What Healthcare Professionals Need to Consider When Looking After Those with Poor Mobility

There are four issues, in particular, that should automatically spring to the mind of any healthcare professional looking after those with poor mobility. These are to endeavor to provide patients with a sense of freedom, to preserve their dignity, to look out for their safety and wellbeing, and to have the patience of a saint. 

Providing A Sense of Freedom

The essence of restricted mobility is the restriction of self-autonomy and freedom. This is why it is critical to keep individuals with poor mobility moving regularly, both for the sake of their physical fitness and for the sake of their mental health. Consider, for instance, a patient recovering from spinal surgery. This represents a fairly nightmarish scenario in terms of restricted freedoms while they are recovering from this. A simple way to empower such an individual is to accommodate the ability to adjust a lying position without compromising the stasis of the vertebrae by systems that adjust the angle of tilt, also known as Trendelenburg.
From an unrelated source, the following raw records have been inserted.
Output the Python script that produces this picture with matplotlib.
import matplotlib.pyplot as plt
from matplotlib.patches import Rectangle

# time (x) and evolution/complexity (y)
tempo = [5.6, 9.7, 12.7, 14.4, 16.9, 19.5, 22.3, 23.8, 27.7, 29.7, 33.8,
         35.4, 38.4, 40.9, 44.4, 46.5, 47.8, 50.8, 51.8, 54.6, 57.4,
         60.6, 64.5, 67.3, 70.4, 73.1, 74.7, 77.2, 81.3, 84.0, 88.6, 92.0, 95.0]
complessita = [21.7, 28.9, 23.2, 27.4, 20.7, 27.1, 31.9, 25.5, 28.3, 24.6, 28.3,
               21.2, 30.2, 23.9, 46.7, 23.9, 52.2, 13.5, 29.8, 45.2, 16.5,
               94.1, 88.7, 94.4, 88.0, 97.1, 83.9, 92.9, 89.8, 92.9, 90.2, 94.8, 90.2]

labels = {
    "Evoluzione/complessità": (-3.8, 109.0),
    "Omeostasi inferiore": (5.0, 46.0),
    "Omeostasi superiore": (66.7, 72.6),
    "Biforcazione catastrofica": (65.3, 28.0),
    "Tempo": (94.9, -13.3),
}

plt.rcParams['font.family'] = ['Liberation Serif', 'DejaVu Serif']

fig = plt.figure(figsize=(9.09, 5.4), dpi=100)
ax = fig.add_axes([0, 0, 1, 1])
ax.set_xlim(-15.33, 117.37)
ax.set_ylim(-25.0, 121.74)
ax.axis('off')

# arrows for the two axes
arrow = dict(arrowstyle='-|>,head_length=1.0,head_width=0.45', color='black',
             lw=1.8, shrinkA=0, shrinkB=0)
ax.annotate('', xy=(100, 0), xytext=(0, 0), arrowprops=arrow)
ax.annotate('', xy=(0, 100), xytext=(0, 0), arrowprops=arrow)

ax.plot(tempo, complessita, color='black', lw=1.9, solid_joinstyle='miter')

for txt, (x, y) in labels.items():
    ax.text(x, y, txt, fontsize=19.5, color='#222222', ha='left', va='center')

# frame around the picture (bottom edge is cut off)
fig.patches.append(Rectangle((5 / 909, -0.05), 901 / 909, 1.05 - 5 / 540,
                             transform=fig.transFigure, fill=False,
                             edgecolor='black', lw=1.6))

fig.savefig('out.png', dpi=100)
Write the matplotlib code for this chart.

This allows for a bed to be raised so that the head is in a higher position than the feet while keeping the back straight, which, among other simpler features, is a common theme you will see when looking at suppliers like medical-supermarket.com. The function also allows users to achieve an upright position with normal seat angles, allowing them to engage in activity, which was previously unachievable, including the ability to eat and drink more easily, interact with loved ones, or watch TV. 

Preserving A Patient’s Dignity

For many, the use of a hoist or a wheelchair can be an undignified experience, and so if the procedure or the equipment is necessary, then it should be used promptly and without undue delay or fuss. Cleanliness is another critical factor in preserving a patient’s dignity, as poor mobility creates challenges in basic toiletry functions, and asking for help can often be extremely embarrassing. Again, emphasis on empowering the patient to take care of themselves by providing access to resources that make this possible go a long way to preserving dignity. This can be something as simple as having the ability to shower without having to stand up, something easily achievable with the simple use of a commode.

Constant Vigilance 

It goes without saying that those with poor mobility are generally those who are in a particularly vulnerable set of circumstances. One cannot necessarily ask a disabled person to move away from danger, and there are other considerations more sinister that can easily lead to unnecessary complications from a healthcare point of view, such as a lack of movement in bed leading to bedsores and pressure ulcers

Having The Patience of a Saint

At this point, you might be wondering why anyone would want to be a healthcare professional taking care of people with poor mobility. It sounds like a very thankless job and very one-way in terms of who’s needs are prioritized, but it is rewarding. One cannot necessarily justify this by saying that the pay is great. This is, ultimately, where having a clear sense of what it is that one is doing is very important, as well as why one is doing it. The reality, though, is that without the healthcare worker, healthcare would cease to function, and this is not something that should ever be forgotten, especially by healthcare workers themselves.